**What you need to do**
Output every line exactly as written. Leave out pictures.

**Data extract**
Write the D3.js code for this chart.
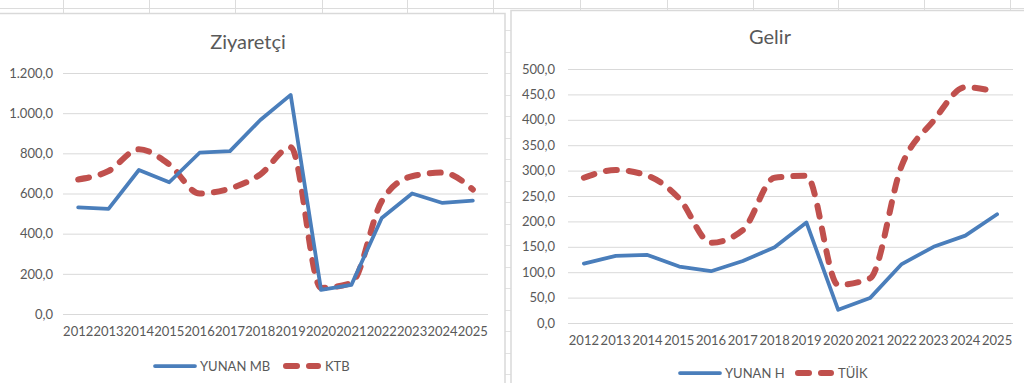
<!DOCTYPE html>
<html><head><meta charset="utf-8">
<script src="https://cdn.jsdelivr.net/npm/d3@7"></script>
<style>html,body{margin:0;padding:0;background:#fff;overflow:hidden}svg{display:block}text{font-family:Lato,"Liberation Sans",sans-serif;fill:#595959}</style>
</head><body><svg id="c" width="1024" height="383"></svg>
<script>
const years = [2012,2013,2014,2015,2016,2017,2018,2019,2020,2021,2022,2023,2024,2025];
const ziyaretciYunanMB = [531,523,717,656,803,811,966,1091,120,145,478,600,553,565];
const ziyaretciKTB = [670,712,820,745,600,625,695,830,130,155,562,686,704,620];
const gelirYunanH = [117,132,134,111,102,122,149,198,26,49,116,150,172,214];
const gelirTUIK = [286,301,290,245,158,183,286,290,75,88,310,398,464,455];
const ziyaretciTicks = [0,200,400,600,800,1000,1200];
const gelirTicks = [0,50,100,150,200,250,300,350,400,450,500];
const titles = ["Ziyaretçi","Gelir"];
const legendNames = [["YUNAN MB","KTB"],["YUNAN H","TÜİK"]];

const svg = d3.select("#c");
const blue = "#4A7EBB", red = "#C0504D", grid = "#d9d9d9";
const loc = d3.formatLocale({decimal:",",thousands:".",grouping:[3],currency:["",""]});
const fmt = loc.format(",.1f");

// spreadsheet background
const bg = svg.append("g");
[63,149,235,322,407,493,580,667,753,838,924,1010].forEach(x=>{
  bg.append("line").attr("x1",x+0.5).attr("x2",x+0.5).attr("y1",0).attr("y2",14).attr("stroke","#dcdcdc");
});
bg.append("line").attr("x1",0).attr("x2",1024).attr("y1",8.5).attr("y2",8.5).attr("stroke","#dcdcdc");
for(let y=30;y<383;y+=21.5){
  bg.append("line").attr("x1",505).attr("x2",511).attr("y1",Math.round(y)+0.5).attr("y2",Math.round(y)+0.5).attr("stroke","#e2e2e2");
}

function chart(cfg){
  const g = svg.append("g");
  g.append("rect").attr("x",cfg.fx).attr("y",cfg.fy).attr("width",cfg.fw).attr("height",cfg.fh)
    .attr("fill","#fff").attr("stroke","#d9d9d9").attr("stroke-width",1.5);
  const x = d3.scaleBand().domain(years).range([cfg.x0,cfg.x1]);
  const y = d3.scaleLinear().domain(cfg.dom).range([cfg.y0,cfg.y1]);
  const ya = g.append("g").attr("transform",`translate(${cfg.x0},0)`)
    .call(d3.axisLeft(y).tickValues(cfg.ticks).tickFormat(fmt).tickSizeInner(-(cfg.x1-cfg.x0)).tickSizeOuter(0).tickPadding(cfg.x0-cfg.labelRight));
  ya.select(".domain").remove();
  ya.selectAll(".tick line").attr("stroke",grid).attr("stroke-width",1);
  ya.selectAll(".tick text").attr("font-size",13).style("fill","#595959").attr("font-family",null);
  const xa = g.append("g").attr("transform",`translate(0,${cfg.y0})`)
    .call(d3.axisBottom(x).tickSize(0).tickPadding(cfg.xlabPad));
  xa.select(".domain").remove();
  xa.selectAll(".tick text").attr("font-size",13).attr("font-family",null).style("fill","#595959");
  g.append("text").attr("x",cfg.tx).attr("y",cfg.ty).attr("text-anchor","middle").attr("font-size",20).text(cfg.title);
  const lineStraight = d3.line().x((d,i)=>x(years[i])+x.bandwidth()/2).y(d=>y(d));
  const lineSmooth = d3.line().x((d,i)=>x(years[i])+x.bandwidth()/2).y(d=>y(d)).curve(d3.curveMonotoneX);
  g.append("path").datum(cfg.s2).attr("d",lineSmooth).attr("fill","none").attr("stroke",red)
    .attr("stroke-width",6).attr("stroke-dasharray","11,12").attr("stroke-linecap","round").attr("stroke-linejoin","round");
  g.append("path").datum(cfg.s1).attr("d",lineStraight).attr("fill","none").attr("stroke",blue)
    .attr("stroke-width",3.75).attr("stroke-linejoin","round").attr("stroke-linecap","round");
  // legend
  const L = cfg.leg;
  g.append("line").attr("x1",L.b1).attr("x2",L.b2).attr("y1",L.y).attr("y2",L.y).attr("stroke",blue).attr("stroke-width",3.75).attr("stroke-linecap","round");
  g.append("text").attr("x",L.b2+5).attr("y",L.y+5).attr("font-size",13).text(cfg.names[0]);
  g.append("line").attr("x1",L.r1).attr("x2",L.r2).attr("y1",L.y).attr("y2",L.y).attr("stroke",red).attr("stroke-width",6)
    .attr("stroke-dasharray","11,12").attr("stroke-linecap","round");
  g.append("text").attr("x",L.r2+7).attr("y",L.y+5).attr("font-size",13).text(cfg.names[1]);
}

chart({fx:-5,fy:13.5,fw:510,fh:380,x0:63,x1:488,y0:314,y1:73,dom:[0,1200],ticks:ziyaretciTicks,labelRight:53,
  xlabPad:13,tx:248,ty:49,title:titles[0],s1:ziyaretciYunanMB,s2:ziyaretciKTB,names:legendNames[0],
  leg:{y:366,b1:155,b2:195,r1:286,r2:318}});
chart({fx:511,fy:10.5,fw:520,fh:380,x0:568,x1:1013,y0:323,y1:69,dom:[0,500],ticks:gelirTicks,labelRight:555,
  xlabPad:13,tx:770,ty:44,title:titles[1],s1:gelirYunanH,s2:gelirTUIK,names:legendNames[1],
  leg:{y:373,b1:680,b2:720,r1:798,r2:831}});
</script></body></html>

**In response**
Write the D3.js code for this chart.
<!DOCTYPE html>
<html><head><meta charset="utf-8">
<script src="https://cdn.jsdelivr.net/npm/d3@7"></script>
<style>html,body{margin:0;padding:0;background:#fff;overflow:hidden}svg{display:block}text{font-family:Lato,"Liberation Sans",sans-serif;fill:#595959}</style>
</head><body><svg id="c" width="1024" height="383"></svg>
<script>
const years = [2012,2013,2014,2015,2016,2017,2018,2019,2020,2021,2022,2023,2024,2025];
const ziyaretciYunanMB = [531,523,717,656,803,811,966,1091,120,145,478,600,553,565];
const ziyaretciKTB = [670,712,820,745,600,625,695,830,130,155,562,686,704,620];
const gelirYunanH = [117,132,134,111,102,122,149,198,26,49,116,150,172,214];
const gelirTUIK = [286,301,290,245,158,183,286,290,75,88,310,398,464,455];
const ziyaretciTicks = [0,200,400,600,800,1000,1200];
const gelirTicks = [0,50,100,150,200,250,300,350,400,450,500];
const titles = ["Ziyaretçi","Gelir"];
const legendNames = [["YUNAN MB","KTB"],["YUNAN H","TÜİK"]];

const svg = d3.select("#c");
const blue = "#4A7EBB", red = "#C0504D", grid = "#d9d9d9";
const loc = d3.formatLocale({decimal:",",thousands:".",grouping:[3],currency:["",""]});
const fmt = loc.format(",.1f");

// spreadsheet background
const bg = svg.append("g");
[63,149,235,322,407,493,580,667,753,838,924,1010].forEach(x=>{
  bg.append("line").attr("x1",x+0.5).attr("x2",x+0.5).attr("y1",0).attr("y2",14).attr("stroke","#dcdcdc");
});
bg.append("line").attr("x1",0).attr("x2",1024).attr("y1",8.5).attr("y2",8.5).attr("stroke","#dcdcdc");
for(let y=30;y<383;y+=21.5){
  bg.append("line").attr("x1",505).attr("x2",511).attr("y1",Math.round(y)+0.5).attr("y2",Math.round(y)+0.5).attr("stroke","#e2e2e2");
}

function chart(cfg){
  const g = svg.append("g");
  g.append("rect").attr("x",cfg.fx).attr("y",cfg.fy).attr("width",cfg.fw).attr("height",cfg.fh)
    .attr("fill","#fff").attr("stroke","#d9d9d9").attr("stroke-width",1.5);
  const x = d3.scaleBand().domain(years).range([cfg.x0,cfg.x1]);
  const y = d3.scaleLinear().domain(cfg.dom).range([cfg.y0,cfg.y1]);
  const ya = g.append("g").attr("transform",`translate(${cfg.x0},0)`)
    .call(d3.axisLeft(y).tickValues(cfg.ticks).tickFormat(fmt).tickSizeInner(-(cfg.x1-cfg.x0)).tickSizeOuter(0).tickPadding(cfg.x0-cfg.labelRight));
  ya.select(".domain").remove();
  ya.selectAll(".tick line").attr("stroke",grid).attr("stroke-width",1);
  ya.selectAll(".tick text").attr("font-size",13).style("fill","#595959").attr("font-family",null);
  const xa = g.append("g").attr("transform",`translate(0,${cfg.y0})`)
    .call(d3.axisBottom(x).tickSize(0).tickPadding(cfg.xlabPad));
  xa.select(".domain").remove();
  xa.selectAll(".tick text").attr("font-size",13).attr("font-family",null).style("fill","#595959");
  g.append("text").attr("x",cfg.tx).attr("y",cfg.ty).attr("text-anchor","middle").attr("font-size",20).text(cfg.title);
  const lineStraight = d3.line().x((d,i)=>x(years[i])+x.bandwidth()/2).y(d=>y(d));
  const lineSmooth = d3.line().x((d,i)=>x(years[i])+x.bandwidth()/2).y(d=>y(d)).curve(d3.curveMonotoneX);
  g.append("path").datum(cfg.s2).attr("d",lineSmooth).attr("fill","none").attr("stroke",red)
    .attr("stroke-width",6).attr("stroke-dasharray","11,12").attr("stroke-linecap","round").attr("stroke-linejoin","round");
  g.append("path").datum(cfg.s1).attr("d",lineStraight).attr("fill","none").attr("stroke",blue)
    .attr("stroke-width",3.75).attr("stroke-linejoin","round").attr("stroke-linecap","round");
  // legend
  const L = cfg.leg;
  g.append("line").attr("x1",L.b1).attr("x2",L.b2).attr("y1",L.y).attr("y2",L.y).attr("stroke",blue).attr("stroke-width",3.75).attr("stroke-linecap","round");
  g.append("text").attr("x",L.b2+5).attr("y",L.y+5).attr("font-size",13).text(cfg.names[0]);
  g.append("line").attr("x1",L.r1).attr("x2",L.r2).attr("y1",L.y).attr("y2",L.y).attr("stroke",red).attr("stroke-width",6)
    .attr("stroke-dasharray","11,12").attr("stroke-linecap","round");
  g.append("text").attr("x",L.r2+7).attr("y",L.y+5).attr("font-size",13).text(cfg.names[1]);
}

chart({fx:-5,fy:13.5,fw:510,fh:380,x0:63,x1:488,y0:314,y1:73,dom:[0,1200],ticks:ziyaretciTicks,labelRight:53,
  xlabPad:13,tx:248,ty:49,title:titles[0],s1:ziyaretciYunanMB,s2:ziyaretciKTB,names:legendNames[0],
  leg:{y:366,b1:155,b2:195,r1:286,r2:318}});
chart({fx:511,fy:10.5,fw:520,fh:380,x0:568,x1:1013,y0:323,y1:69,dom:[0,500],ticks:gelirTicks,labelRight:555,
  xlabPad:13,tx:770,ty:44,title:titles[1],s1:gelirYunanH,s2:gelirTUIK,names:legendNames[1],
  leg:{y:373,b1:680,b2:720,r1:798,r2:831}});
</script></body></html>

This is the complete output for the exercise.